Thirty years ago, the mention of “Italian food” usually brought to mind lackluster pizza, forgettable Chianti, and so-so spaghetti and meatballs. All that changed dramatically when the Rizzo family opened Café Roma and began serving authentic dishes from all regions of Italy — from Piedmont to Rome to Sicily.
The now-iconic restaurant got its start in May 1980 on Railroad Avenue in San Luis Obispo, a location chosen in part “because my husband (the late Giuseppe Rizzo) said that in Europe all the best restaurants are by the train station,” said Maria Rosa Rizzo, the venerable matriarch of the family.
In 1998, Café Roma moved a couple doors closer to the station, into a new structure that the family designed from the ground up, gutting an abandoned building and creating a savvy space reminiscent of restaurants in Italy.
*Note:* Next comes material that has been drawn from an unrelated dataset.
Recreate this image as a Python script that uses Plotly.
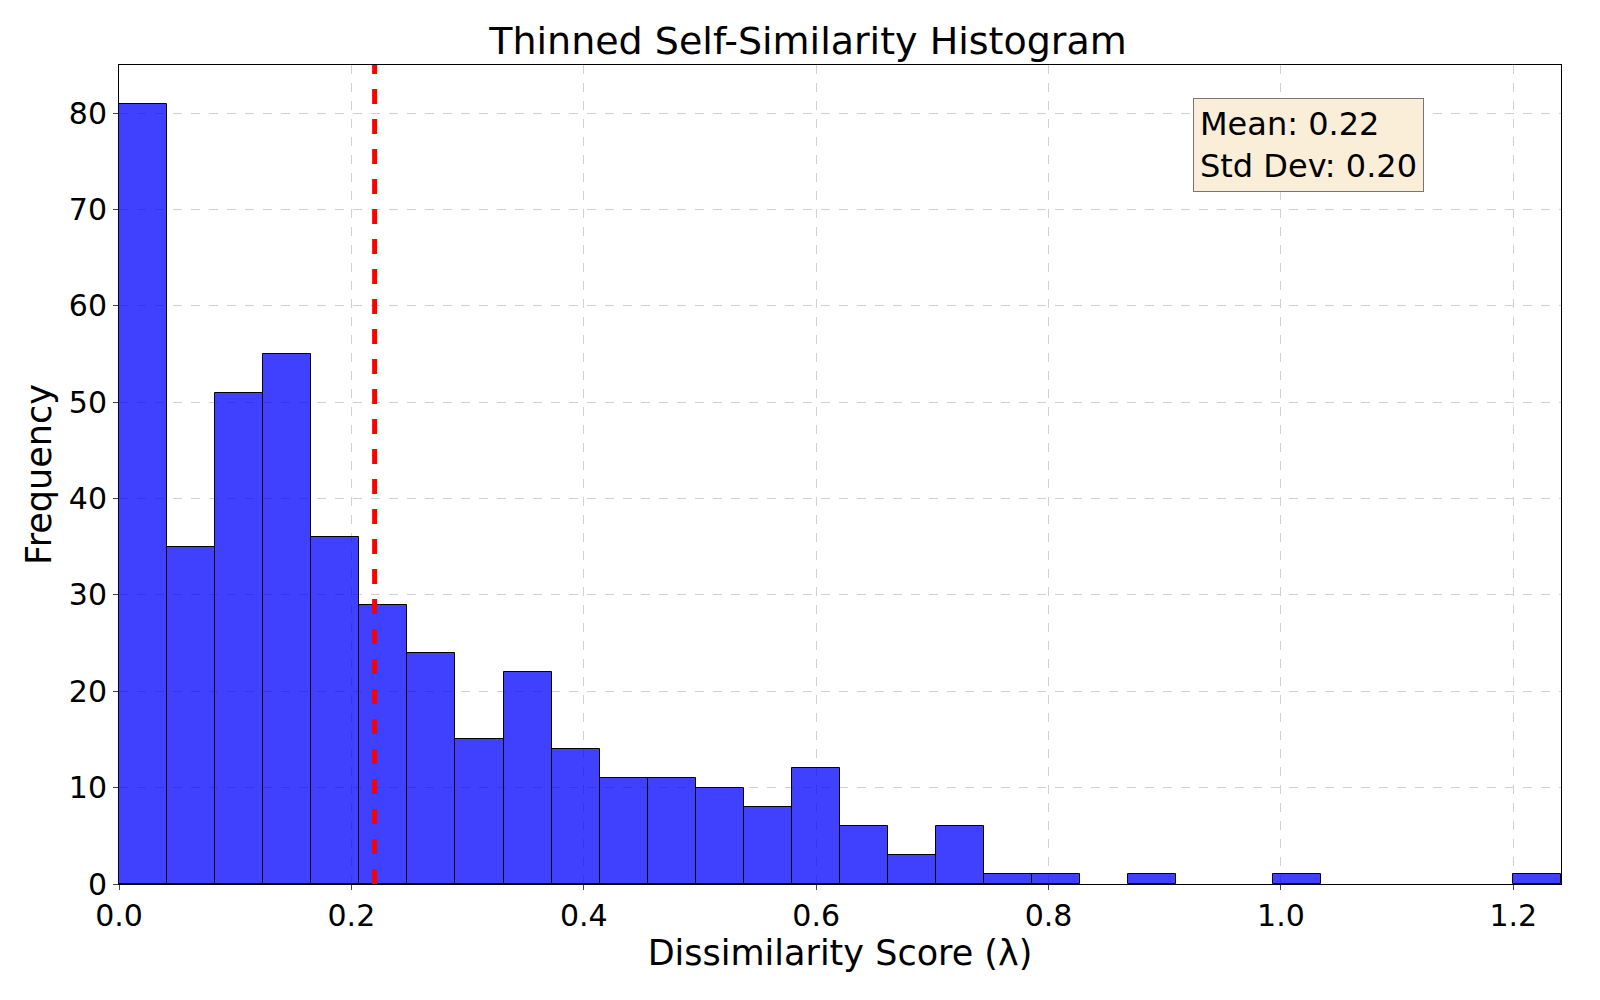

There’s a classy bar area and an airy main room with tall ceilings, a spacious banquet room downstairs, and a patio for al fresco dining that son Marco Rizzo called “an integral part of the restaurant.”
For the past several years, longtime chef Ignacio Carrasco has aptly shouldered the responsibility of maintaining Café Roma’s high culinary standards, but the bar was initially set by Maria Rosa, who spent almost two decades as the creative force in the kitchen.
Many recipes came directly from either her family or Giuseppe’s, so over the years Café Roma’s patrons came to know and appreciate true Italian fare such as beef carpaccio, house-made lasagna with béchamel and rich Bolognese sauce, and Cannelloni “Maria Rosa” with chicken and spinach.
There is spaghetti to be found at Café Roma, but it will likely be served with sauce made from imported San Marzano tomatoes or with a creamy carbonarastyle sauce tossed with crispy pancetta and pecorino cheese. You can also order pizza — choose from the ever-popular Margherita with tomato, buffalo mozzarella and basil; or go for the Signor Mason with gorgonzola, sweet caramelized onions and spicy arugula.
Many of Maria Rosa’s distinctive dishes have become fixtures on the Café Roma menu, as have classics such as Caesar salad, linguini with clams and veal scallopini piccata.
However, “about 40 percent of the menu changes seasonally,” explained Marco, and the nightly three-course, $30 prix fixe menu changes monthly. Some upcoming dishes on both menus will feature “lighter items, maybe something like rabbit with polenta and pasta with fresh vegetables.”
Typically, those seasonal changes also showcase local ingredients such as beets and baby spinach in colorful salads, chanterelle mushrooms in raviolis and risottos, and Hearst Ranch grass-fed ground beef in ragus and lasagnas. The restaurant started using Hearst Ranch meat “about three years agobecause we want to support local products, and I like that it’s natural, hormone-free and antibiotic-free,” said Marco.
Though she may not spend as much time in Café Roma’s kitchen as she used to, Maria Rosa continues to be a constant presence at the restaurant, and still travels to Italy once or twice a year, spinning her experiences into new recipes for Café Roma. One such dish that will probably appear on the restaurant’s warm-weather menu is a swordfish carpaccio — fresh fish marinated in lemon juice, olive oil and spices, then thinly sliced and served with lemon wedges and capers.
When asked if the 30 years of Café Roma had gone according to plan, Maria Rosa replied, “I don’t really know. I never thought about it, I just kept going, but we owe many thanks to the community. It’s unbelievable how the years go by, but it’s been very rewarding.”